Wouldn’t trying it out and seeing how much it saved be about the same amount of work as typing in this question?

GreyEyedGhost@piefed.ca · 2 hours ago

A single point of data rarely answers the question unless you’re looking for absolutes. “Will zipping 10 files individually be smaller than zipping them into a single file?” Sure, easy enough to do it once. Now, what kind of data are we talking about? How big, and how random, is the data in those files? Does it get better with more files, or is the a sweet spot where it’s better, but it’s worse if you use too few files, or too many? I don’t think you could test for those scenarios very quickly, and they all fall under the original question. OTOH, someone who has studied the subject could probably give you an answer easily enough in just a few minutes. Or he could have tried a web search and find the answer, which pretty much comes down to, “It depends which compression system you use.”

ℕ𝕖𝕞𝕠@slrpnk.net · 1 day ago

The larger the file, the more patterns that can be compressed. Plus some of the dictionary overhead will be duplicated in multiple files.

The single file should be, at most, no larger than the sum of smaller files. But potentially much smaller.

grue@lemmy.world · 1 day ago

Taking less storage is almost the entire point of a zip file. It only takes more space than the original files in pathological cases (e.g. maybe if you’re trying to compress already-compressed data, like a video file).

over_clox@lemmy.world · 1 day ago

If the compressed files are of the same/similar format, more compression is possible as the algorithm can detect more related patterns to compress.

But if you toss in a variety of file formats, compression will tend to suffer more.

Sometimes, the easiest way is just to try and see, different formats lend themselves to better or worse compression.

The files that tend to be worst at compression are the ones that are already compressed themselves.

Scott@lem.free.as · edit-2 1 day ago

I’m not quite sure what you’re asking.

ZIP, by default, is a compression tool. It takes multiple files, creates an index of the files within and then performs compression on all the files combined (to allow for a better dictionary). The index and dictionary are “overhead” that exists for each ZIP file.

Sending multiple files, uncompressed, or sending multiple ZIP files (one for each file) will almost certainly be less efficient.

Jimmycrackcrack@lemmy.ml · 34 minutes ago

It’s an interesting question though because I guess if the files being zipped are already nearly or maximally compressed then I’d assume that the zip of all those files actually was in some extremely tiny negligible way, actually slightly larger than those files on their own.

Meow-Misfit@lemmy.world · 1 day ago

Example: Book A I have all 10 pages of it in a jpg each.

Let’s say the size of all these 10 pages togheter is 300MB (not tech savy, don’t know if this is realistic).

If I put them on a zip, will the size be smaller? Like, reduce to 250MB or something?
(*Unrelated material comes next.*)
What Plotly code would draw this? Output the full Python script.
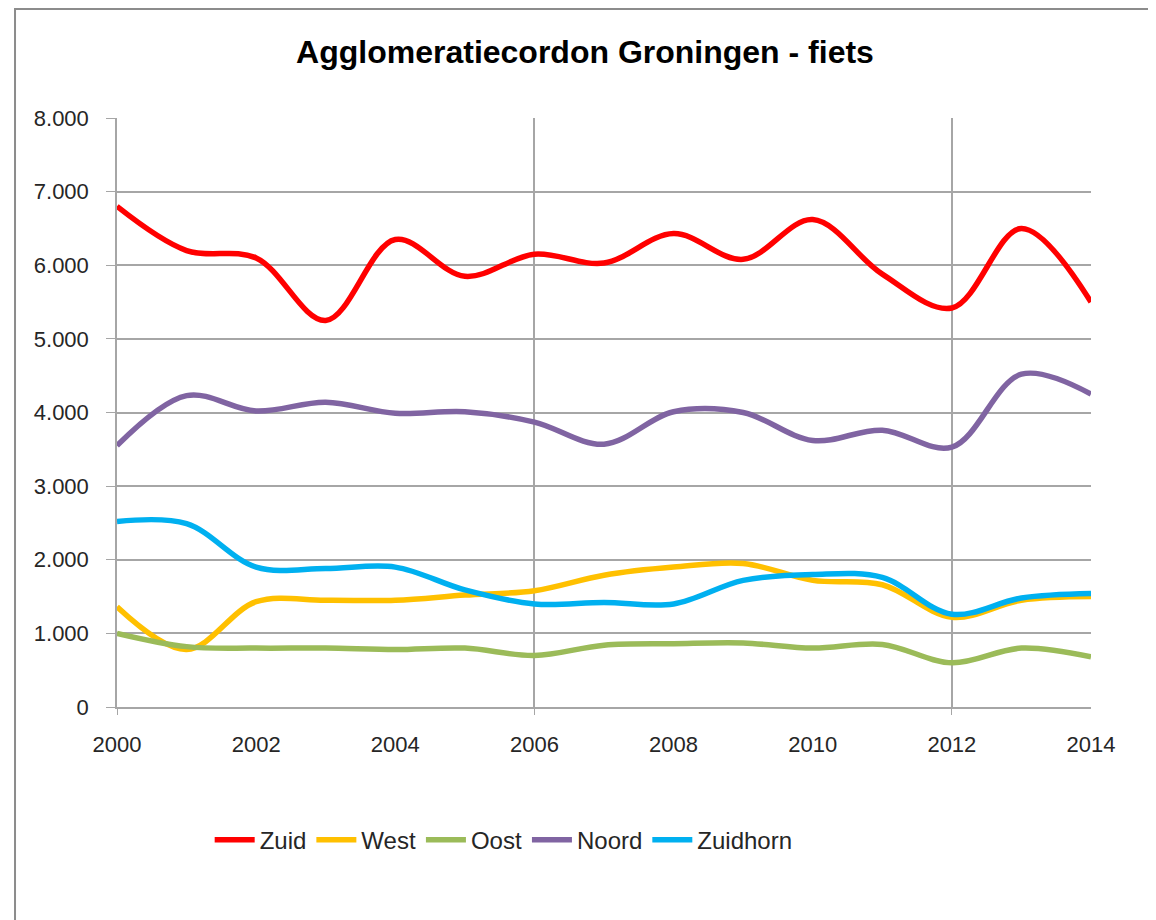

klangcola@reddthat.com · 17 hours ago

For jpg’s, no they will not get smaller. Maybe even a smidge bigger if you zip them. Usually not enough to make a practical difference.

Zip does generic lossless compression, meaning it can be extracted for a bit-perfect copy of the original. Very simplified it works by finding patterns repeating and replacing a long pattern with a short key, and storing an index to replace the keys with the original pattern on extraction.

Jpg’s use lossy compression, meaning some detail is lost and can never be reproduced. Jpg is highly optimized to only drop details that don’t matter much for human perception of the image.

Since jpg is already compressed, there will not be any repeating patterns (duplicate information) for the zip algorithm to find.

slazer2au@lemmy.world · 1 day ago

For images it may be better but images are already compressed so there may not be a large saving in zipping them.

Alternative options would be to use more storage efficient formats like webp for instance.